Tim Johnston

Personal information
- Nationality: British (English)
- Born: 11 March 1941 Oxford, England
- Died: 9 October 2021 (aged 80) The Hague, Netherlands
- Height: 175 cm (5 ft 9 in)
- Weight: 61 kg (134 lb)

Sport
- Sport: Athletics
- Event: Long-distance running
- Club: Portsmouth AC Cambridge University AC Achilles Club

= Tim Johnston (runner) =

British long-distance runner (1941–2021)

Timothy Frederick Kembal Johnston (11 March 1941 - 9 October 2021) was a British long-distance runner. He competed at the 1968 Summer Olympics.

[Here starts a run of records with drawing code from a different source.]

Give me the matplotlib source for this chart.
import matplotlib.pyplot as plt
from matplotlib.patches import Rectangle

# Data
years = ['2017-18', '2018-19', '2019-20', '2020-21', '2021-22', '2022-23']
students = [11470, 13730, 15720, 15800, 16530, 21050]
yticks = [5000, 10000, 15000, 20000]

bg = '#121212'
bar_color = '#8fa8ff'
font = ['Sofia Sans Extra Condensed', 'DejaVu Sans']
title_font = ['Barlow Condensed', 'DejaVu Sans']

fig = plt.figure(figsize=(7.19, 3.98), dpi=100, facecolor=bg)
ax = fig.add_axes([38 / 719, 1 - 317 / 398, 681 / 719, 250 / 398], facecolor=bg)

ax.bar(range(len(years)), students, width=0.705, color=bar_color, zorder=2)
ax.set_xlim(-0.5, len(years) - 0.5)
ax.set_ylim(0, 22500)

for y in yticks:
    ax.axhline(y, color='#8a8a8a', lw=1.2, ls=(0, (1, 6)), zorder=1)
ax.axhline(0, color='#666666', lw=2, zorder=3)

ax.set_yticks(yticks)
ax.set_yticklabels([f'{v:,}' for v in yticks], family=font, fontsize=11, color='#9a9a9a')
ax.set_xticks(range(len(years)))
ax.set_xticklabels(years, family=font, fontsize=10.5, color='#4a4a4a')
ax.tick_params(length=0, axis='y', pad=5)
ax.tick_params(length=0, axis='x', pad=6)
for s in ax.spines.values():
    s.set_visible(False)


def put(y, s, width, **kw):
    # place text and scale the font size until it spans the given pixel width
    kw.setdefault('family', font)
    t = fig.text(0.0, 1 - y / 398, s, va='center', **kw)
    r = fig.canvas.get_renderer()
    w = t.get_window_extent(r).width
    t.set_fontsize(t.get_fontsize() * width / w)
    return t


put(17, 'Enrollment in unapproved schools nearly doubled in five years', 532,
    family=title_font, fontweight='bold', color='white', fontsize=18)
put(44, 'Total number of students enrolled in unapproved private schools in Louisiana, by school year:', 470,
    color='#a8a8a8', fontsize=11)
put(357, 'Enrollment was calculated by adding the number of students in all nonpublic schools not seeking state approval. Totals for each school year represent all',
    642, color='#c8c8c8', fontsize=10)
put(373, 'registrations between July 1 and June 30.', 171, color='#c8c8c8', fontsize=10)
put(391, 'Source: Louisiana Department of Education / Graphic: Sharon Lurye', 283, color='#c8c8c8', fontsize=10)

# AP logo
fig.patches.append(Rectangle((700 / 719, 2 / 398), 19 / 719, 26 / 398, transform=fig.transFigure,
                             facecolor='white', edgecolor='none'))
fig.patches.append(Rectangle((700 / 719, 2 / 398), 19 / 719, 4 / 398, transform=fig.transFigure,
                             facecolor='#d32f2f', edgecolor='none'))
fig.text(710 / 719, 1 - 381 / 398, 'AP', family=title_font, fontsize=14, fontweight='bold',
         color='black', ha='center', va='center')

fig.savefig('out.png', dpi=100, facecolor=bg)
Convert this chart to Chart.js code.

In 1968, Johnston was a double British national champion and he won the silver medal in the men's event at the 1967 International Cross Country Championships. During the 1960s, Johnston set a British and World record in distance running.

== Biography ==
Johnston was born in Oxford, England in 1941. In the 1950s, he attended Bedales School in Hampshire, before going to Trinity College, Cambridge. At Bedales, Johnston became a two-time Hampshire Schools mile champion. While at Trinity College, he became a cross-country runner.

Johnston finished third behind Maurice Herriott in the steeplechase event at the 1964 AAA Championships.

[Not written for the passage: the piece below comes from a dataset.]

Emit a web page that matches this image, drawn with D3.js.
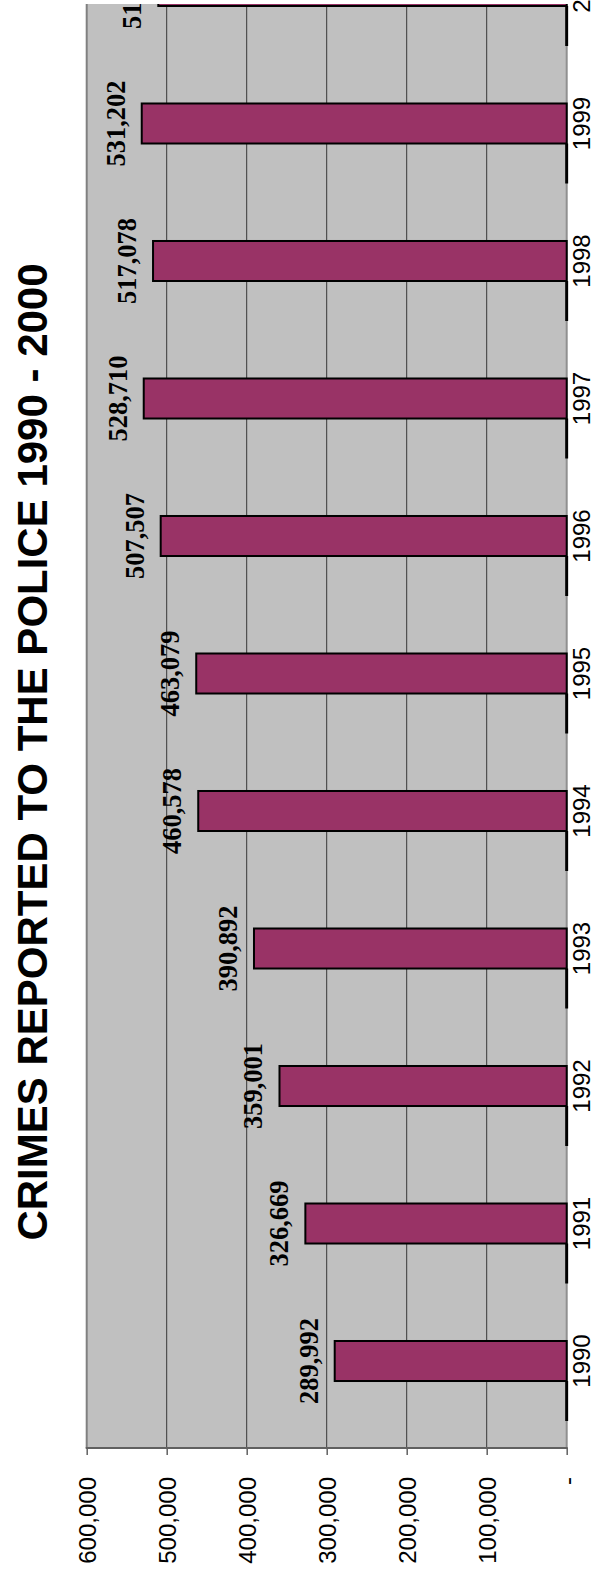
<!DOCTYPE html>
<html>
<head>
<meta charset="utf-8">
<script src="https://cdn.jsdelivr.net/npm/d3@7"></script>
<style>
    body { margin: 0; background: #ffffff; }
    svg { display: block; }
    .title { font-family: "Liberation Sans", Arial, sans-serif; font-weight: bold; font-size: 42px; }
    .axis text { font-family: "Liberation Sans", Arial, sans-serif; font-size: 24px; fill: #000; }
    .value-label { font-family: "Liberation Serif", "Times New Roman", serif; font-weight: bold; font-size: 26.5px; }
</style>
</head>
<body>
<svg id="vis_svg" width="592" height="1573"></svg>
<script>
// the data
let years = ['1990', '1991', '1992', '1993', '1994', '1995', '1996', '1997', '1998', '1999', '2000'];
let crimes = [289992, 326669, 359001, 390892, 460578, 463079, 507507, 528710, 517078, 531202, 510500];
let valueTicks = [0, 100000, 200000, 300000, 400000, 500000, 600000];
let titleText = 'CRIMES REPORTED TO THE POLICE 1990 - 2000';

let svg;
let xScale;
let yScale;
let numberFormat;

/**
 * Set things up and draw. The chart is a column chart turned on its side,
 * so values run right to left and the years run bottom to top.
 */
function prepVis() {
    svg = d3.select('svg#vis_svg');
    numberFormat = d3.format(',');

    // plot area edges
    let plot = {left: 86.7, right: 566.7, top: 4, bottom: 1448};

    xScale = d3.scaleLinear()
        .domain([0, 600000])
        .range([plot.right, plot.left]);

    // 2000 sits above the top edge, so it is mostly clipped away
    yScale = d3.scaleBand()
        .domain(years.slice().reverse())
        .range([-131.5, 1478.5])
        .padding(0.709);

    let rows = years.map((y, i) => ({year: y, value: crimes[i]}));

    drawVis(rows, plot);
}

/**
 * Draw everything.
 * @param rows year / value pairs
 * @param plot the plot area edges
 */
function drawVis(rows, plot) {
    svg.append('defs').append('clipPath')
        .attr('id', 'plotClip')
        .append('rect')
        .attr('x', plot.left - 2)
        .attr('y', plot.top)
        .attr('width', plot.right - plot.left + 4)
        .attr('height', plot.bottom - plot.top);

    // title
    svg.append('text')
        .attr('class', 'title')
        .attr('transform', translate(47, 752) + ' rotate(-90)')
        .attr('text-anchor', 'middle')
        .text(titleText);

    let g = svg.append('g').attr('clip-path', 'url(#plotClip)');

    // grey background
    g.append('rect')
        .attr('x', plot.left)
        .attr('y', plot.top)
        .attr('width', plot.right - plot.left)
        .attr('height', plot.bottom - plot.top)
        .style('fill', '#c0c0c0');

    // gridlines
    g.selectAll('line.grid')
        .data(valueTicks.filter(d => d > 0 && d < 600000))
        .enter()
        .append('line')
        .attr('class', 'grid')
        .attr('x1', d => xScale(d))
        .attr('x2', d => xScale(d))
        .attr('y1', plot.top)
        .attr('y2', plot.bottom)
        .style('stroke', '#383838')
        .style('stroke-width', 1);

    // plot borders
    g.append('line')
        .attr('x1', plot.left).attr('x2', plot.left)
        .attr('y1', plot.top).attr('y2', plot.bottom)
        .style('stroke', '#808080').style('stroke-width', 2);
    g.append('line')
        .attr('x1', plot.right).attr('x2', plot.right)
        .attr('y1', plot.top).attr('y2', plot.bottom)
        .style('stroke', '#909090').style('stroke-width', 2);

    // bars
    g.selectAll('rect.bar')
        .data(rows)
        .enter()
        .append('rect')
        .attr('class', 'bar')
        .attr('x', d => xScale(d.value))
        .attr('y', d => yScale(d.year))
        .attr('width', d => xScale(0) - xScale(d.value))
        .attr('height', yScale.bandwidth())
        .style('fill', '#993366')
        .style('stroke', '#000')
        .style('stroke-width', 2);

    // the heavy bits of category axis just under each bar
    g.selectAll('line.catline')
        .data(rows)
        .enter()
        .append('line')
        .attr('class', 'catline')
        .attr('x1', xScale(0))
        .attr('x2', xScale(0))
        .attr('y1', d => yScale(d.year) + yScale.bandwidth())
        .attr('y2', d => yScale(d.year) + 2 * yScale.bandwidth())
        .style('stroke', '#000')
        .style('stroke-width', 3);

    // value labels
    g.selectAll('text.value-label')
        .data(rows)
        .enter()
        .append('text')
        .attr('class', 'value-label')
        .attr('transform', d => translate(xScale(d.value) - 17, yScale(d.year) + yScale.bandwidth() / 2) + ' rotate(-90)')
        .attr('text-anchor', 'middle')
        .text(d => numberFormat(d.value));

    // bottom border
    svg.append('line')
        .attr('x1', plot.left - 1).attr('x2', plot.right + 1)
        .attr('y1', plot.bottom).attr('y2', plot.bottom)
        .style('stroke', '#606060').style('stroke-width', 2);

    // value axis (underneath)
    let xAxis = d3.axisBottom(xScale)
        .tickValues(valueTicks)
        .tickSize(7)
        .tickFormat(d => d === 0 ? '-' : numberFormat(d));

    let xg = svg.append('g')
        .attr('class', 'axis')
        .attr('transform', translate(0, plot.bottom))
        .call(xAxis);
    xg.select('.domain').remove();
    xg.selectAll('.tick line').style('stroke', '#606060').style('stroke-width', 1.5);
    xg.selectAll('.tick text')
        .attr('transform', 'rotate(-90)')
        .attr('x', -29)
        .attr('y', 0)
        .attr('dy', '0.35em')
        .attr('text-anchor', 'end');

    // category axis (right side)
    let yAxis = d3.axisRight(yScale).tickSize(0);
    let yg = svg.append('g')
        .attr('class', 'axis')
        .attr('transform', translate(plot.right, 0))
        .call(yAxis);
    yg.select('.domain').remove();
    yg.selectAll('.tick text')
        .attr('transform', 'rotate(-90)')
        .attr('x', 0)
        .attr('y', 23)
        .attr('dy', 0)
        .attr('text-anchor', 'middle');
}

/**
 * Translate helper.
 */
function translate(x, y) {
    return 'translate(' + String(x) + ',' + String(y) + ')';
}

prepVis();
</script>
</body>
</html>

In 1968, he became the British 6 miles champion and the British marathon champion, after winning the British AAA Championships titles at the 1968 AAA Championships, including setting a British record in the six mile event. Later that year, at the 1968 Olympic Games in Mexico City, he represented Great Britain in the men's marathon, where he finished in eighth place. Also during the 1960s, Johnston won two Inter-Counties crowns and three Southern titles. Johnston also tried to compete at the 1972 Summer Olympics in Munich, but suffered from an Achilles tendon injury.

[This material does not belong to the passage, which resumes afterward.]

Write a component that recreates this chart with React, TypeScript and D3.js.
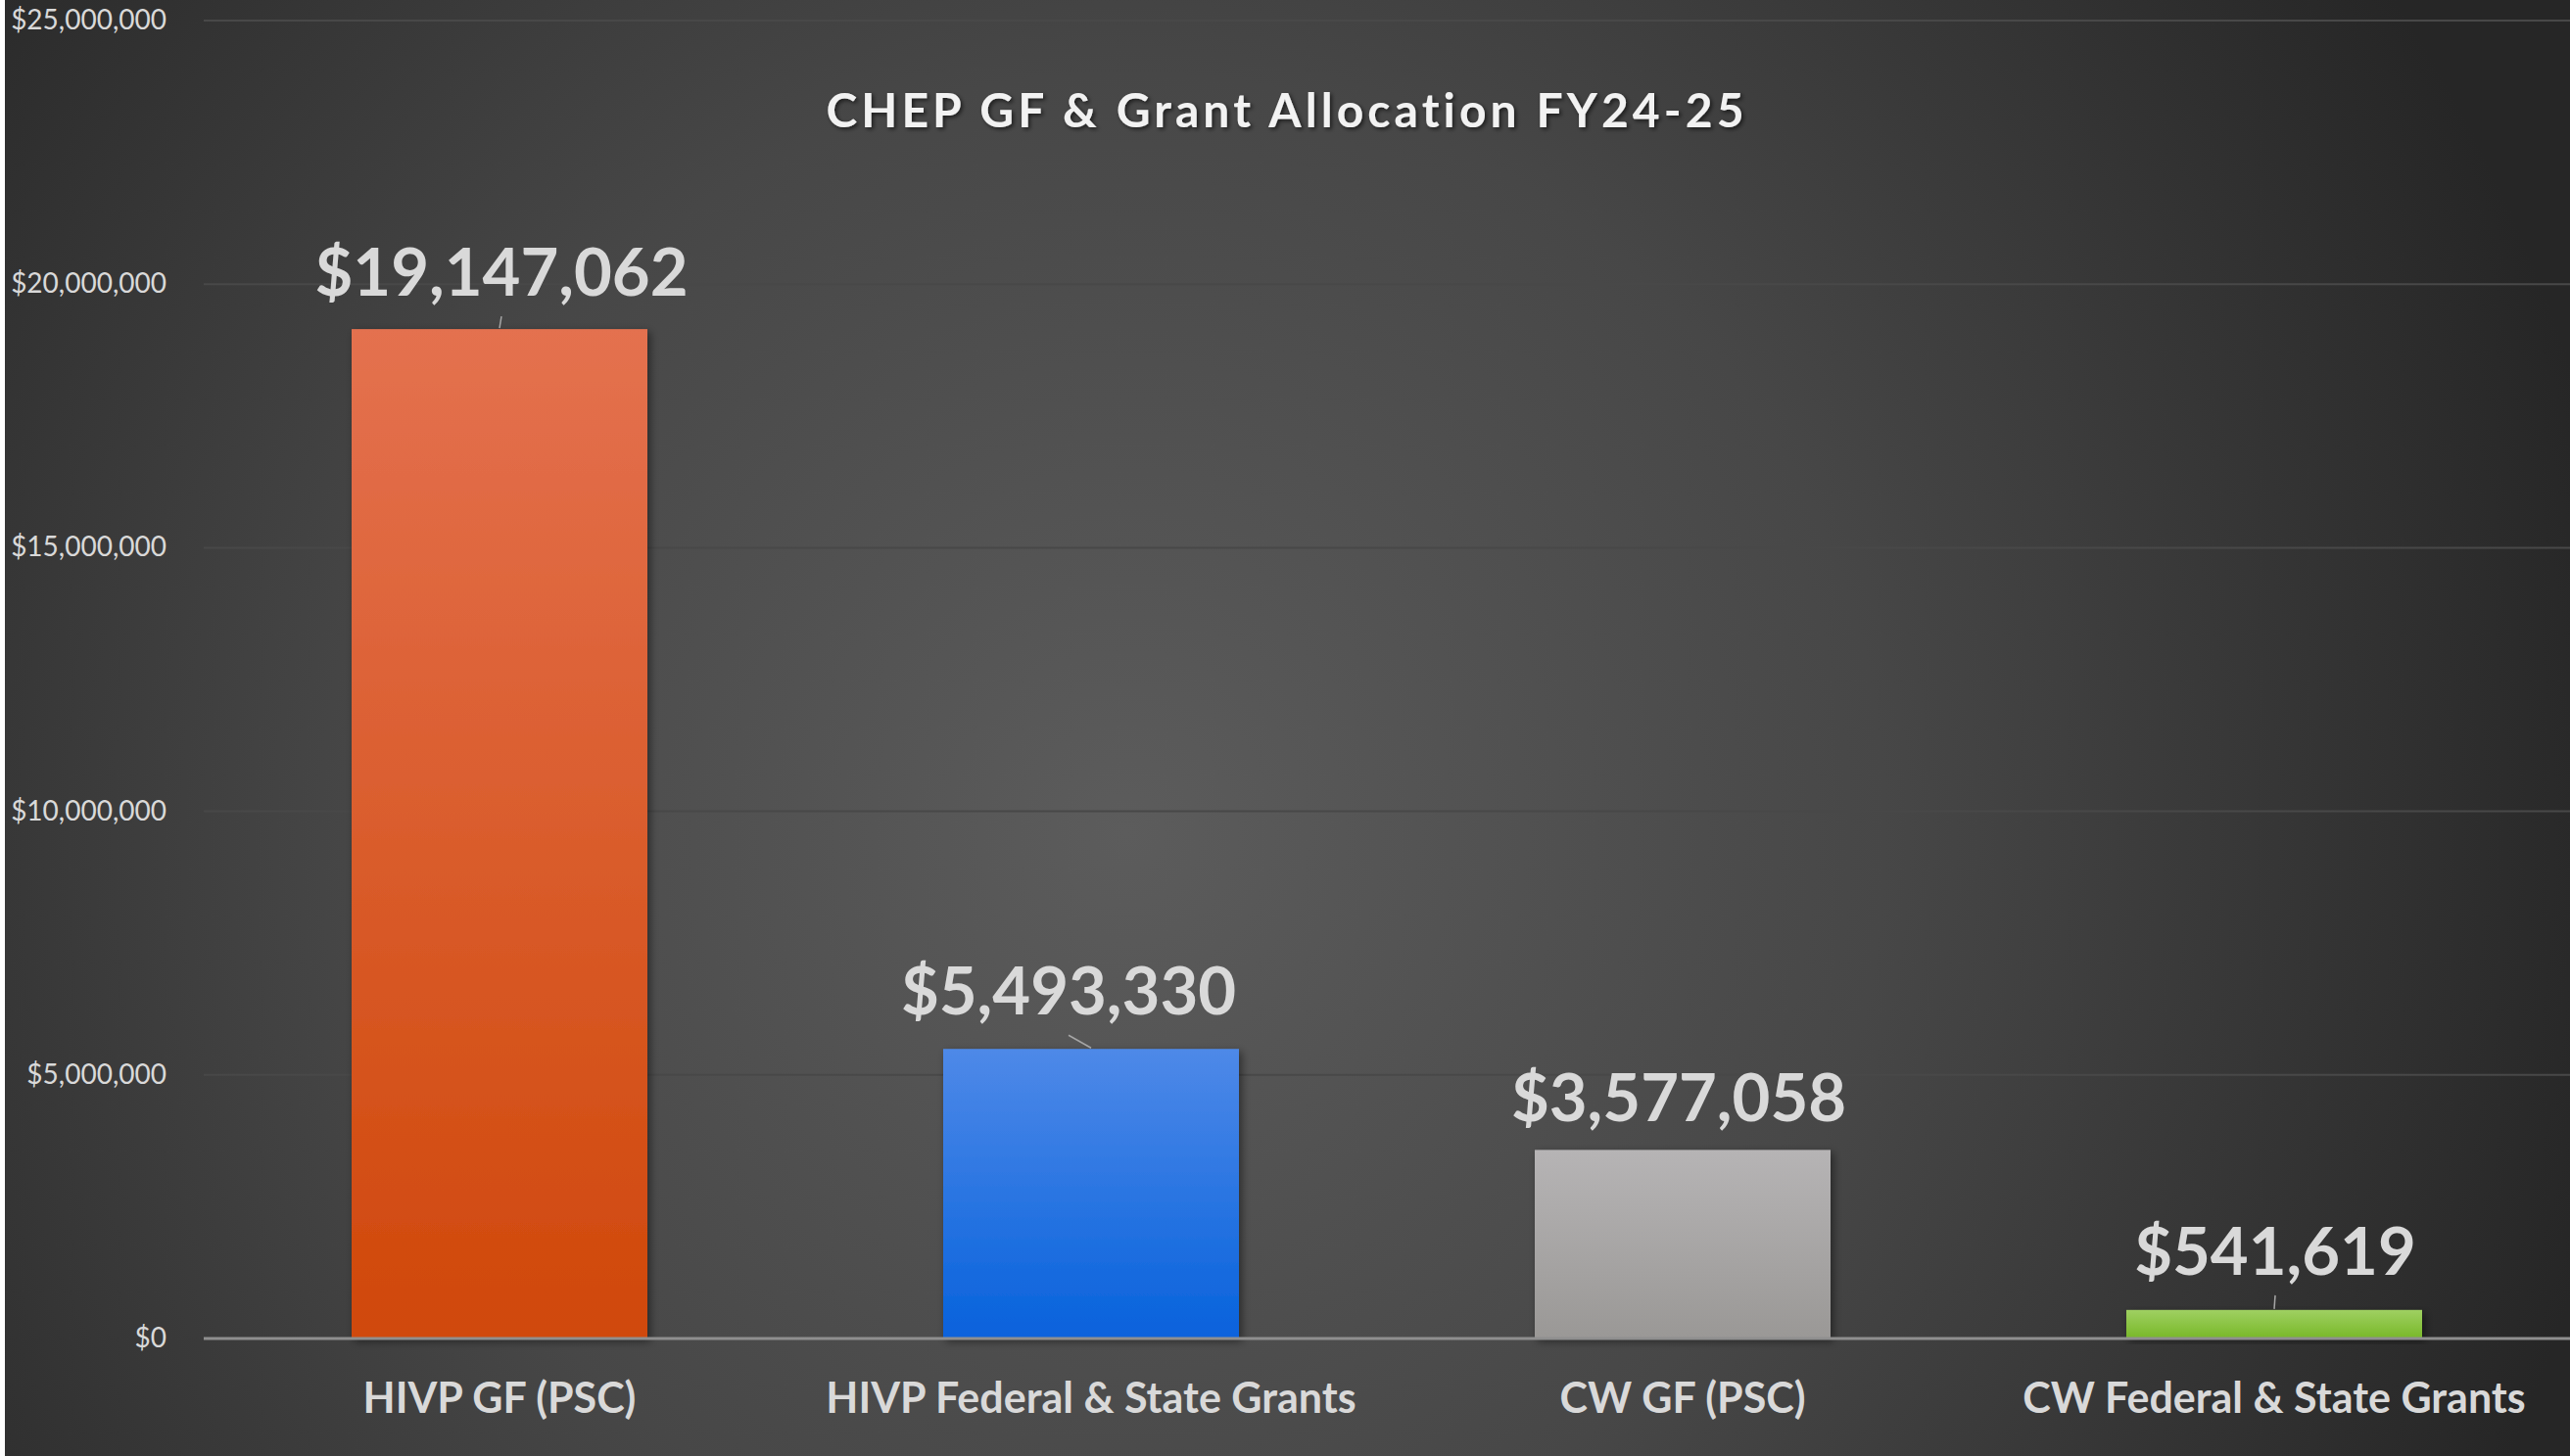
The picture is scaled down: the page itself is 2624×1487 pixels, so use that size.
import { useEffect, useLayoutEffect, useRef } from "react";
import * as d3 from "d3";

// chart data
const categories = [
  "HIVP GF (PSC)",
  "HIVP Federal & State Grants",
  "CW GF (PSC)",
  "CW Federal & State Grants",
];
const allocations = [19147062, 5493330, 3577058, 541619];
const yTicks = [0, 5000000, 10000000, 15000000, 20000000, 25000000];
const chartTitle = "CHEP GF & Grant Allocation FY24-25";

// bar gradient colours (top, bottom)
const barColors = [
  ["#e4714f", "#d0480a"],
  ["#4e89e8", "#0762dc"],
  ["#b6b4b5", "#9a9896"],
  ["#9fd062", "#78b828"],
];
// excel-style dragged label nudges
const labelNudge = [
  { dx: 2, dy: 0 },
  { dx: -23, dy: -1 },
  { dx: -4, dy: 5 },
  { dx: 1, dy: -2 },
];

const W = 2624;
const H = 1487;
const margin = { top: 21, right: 0, bottom: 120, left: 208 };

const App = () => {
  const ref = useRef<SVGSVGElement>(null);

  useLayoutEffect(() => {
    document.body.style.margin = "0";
  }, []);

  useEffect(() => {
    const svg = d3.select(ref.current);
    svg.selectAll("*").remove();

    const defs = svg.append("defs");
    const bg = defs
      .append("radialGradient")
      .attr("id", "bg")
      .attr("gradientUnits", "userSpaceOnUse")
      .attr("cx", 1150)
      .attr("cy", 850)
      .attr("r", 1550);
    bg.append("stop").attr("offset", 0).attr("stop-color", "#5c5c5c");
    bg.append("stop").attr("offset", 0.5).attr("stop-color", "#474747");
    bg.append("stop").attr("offset", 1).attr("stop-color", "#262626");

    barColors.forEach((c, i) => {
      const g = defs
        .append("linearGradient")
        .attr("id", "bar" + i)
        .attr("x1", 0)
        .attr("y1", 0)
        .attr("x2", 0)
        .attr("y2", 1);
      g.append("stop").attr("offset", 0).attr("stop-color", c[0]);
      g.append("stop").attr("offset", 1).attr("stop-color", c[1]);
    });

    const shadow = defs.append("filter").attr("id", "shadow").attr("x", "-10%").attr("y", "-10%").attr("width", "130%").attr("height", "130%");
    shadow
      .append("feDropShadow")
      .attr("dx", 3)
      .attr("dy", 3)
      .attr("stdDeviation", 4)
      .attr("flood-color", "#000")
      .attr("flood-opacity", 0.45);

    const tshadow = defs.append("filter").attr("id", "tshadow");
    tshadow
      .append("feDropShadow")
      .attr("dx", 2)
      .attr("dy", 2)
      .attr("stdDeviation", 2)
      .attr("flood-color", "#000")
      .attr("flood-opacity", 0.6);

    svg.append("rect").attr("width", W).attr("height", H).attr("fill", "#ffffff");
    svg.append("rect").attr("x", 5).attr("width", W - 5).attr("height", H).attr("fill", "url(#bg)");

    const x = d3
      .scaleBand()
      .domain(categories)
      .range([margin.left, W - margin.right])
      .paddingInner(0.5)
      .paddingOuter(0.25);

    const y = d3
      .scaleLinear()
      .domain([0, 25000000])
      .range([H - margin.bottom - 0, margin.top]);

    const fmt = d3.format("$,.0f");

    // gridlines
    svg
      .append("g")
      .selectAll("line")
      .data(yTicks.filter((t) => t > 0))
      .join("line")
      .attr("x1", margin.left)
      .attr("x2", W)
      .attr("y1", (d) => y(d))
      .attr("y2", (d) => y(d))
      .attr("stroke", "#484848")
      .attr("stroke-width", 2);

    // y tick labels
    svg
      .append("g")
      .selectAll("text")
      .data(yTicks)
      .join("text")
      .attr("x", 170)
      .attr("y", (d) => y(d))
      .attr("dy", "0.32em")
      .attr("text-anchor", "end")
      .attr("fill", "#d9d9d9")
      .style("font-family", "Lato, 'Open Sans', sans-serif")
      .style("font-size", "28px")
      .text((d) => fmt(d));

    // bars
    svg
      .append("g")
      .selectAll("rect")
      .data(allocations)
      .join("rect")
      .attr("x", (d, i) => x(categories[i])!)
      .attr("y", (d) => y(d))
      .attr("width", x.bandwidth())
      .attr("height", (d) => y(0) - y(d))
      .attr("fill", (d, i) => "url(#bar" + i + ")")
      .attr("filter", "url(#shadow)");

    // axis line
    svg
      .append("line")
      .attr("x1", margin.left)
      .attr("x2", W)
      .attr("y1", y(0))
      .attr("y2", y(0))
      .attr("stroke", "#8f8f8f")
      .attr("stroke-width", 3);

    // data labels + leader lines
    const gap = 34;
    allocations.forEach((d, i) => {
      const cx = x(categories[i])! + x.bandwidth() / 2;
      const lx = cx + labelNudge[i].dx;
      const base = y(d) - gap + labelNudge[i].dy;
      const leadTop = base + 21;
      if (y(d) - 1 - leadTop > 9) {
        svg
          .append("line")
          .attr("x1", lx)
          .attr("y1", leadTop)
          .attr("x2", cx)
          .attr("y2", y(d) - 1)
          .attr("stroke", "#a6a6a6")
          .attr("stroke-width", 1.5);
      }
      svg
        .append("text")
        .attr("x", lx)
        .attr("y", base)
        .attr("text-anchor", "middle")
        .attr("fill", "#d9d9d9")
        .style("font-family", "Lato, 'Open Sans', sans-serif")
        .style("font-weight", "bold")
        .style("font-size", "67px")
        .text(fmt(d));
    });

    // category labels
    svg
      .append("g")
      .selectAll("text")
      .data(categories)
      .join("text")
      .attr("x", (d) => x(d)! + x.bandwidth() / 2)
      .attr("y", 1443)
      .attr("text-anchor", "middle")
      .attr("fill", "#d9d9d9")
      .style("font-family", "Lato, 'Open Sans', sans-serif")
      .style("font-weight", "bold")
      .style("font-size", "43px")
      .text((d) => d);

    // title
    svg
      .append("text")
      .attr("x", W / 2)
      .attr("y", 130)
      .attr("text-anchor", "middle")
      .attr("fill", "#f2f2f2")
      .attr("filter", "url(#tshadow)")
      .attr("textLength", 937)
      .attr("lengthAdjust", "spacing")
      .style("font-family", "Lato, 'Open Sans', sans-serif")
      .style("font-weight", "bold")
      .style("font-size", "48px")
      .style("font-variant-ligatures", "none")
      .text(chartTitle);
  }, []);

  return <svg ref={ref} width={W} height={H} style={{ display: "block" }}></svg>;
};

export default App;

Outside of sport, Johnston was also a solicitor and worked at the European Economic Community as a lawyer-linguist. He later went to work at the International Court of Justice in The Hague as a legal translator.

In 2016, Johnston wrote a biography on Otto Peltzer, a German middle distance runner, which was illustrated by fellow Olympian Donald Macgregor.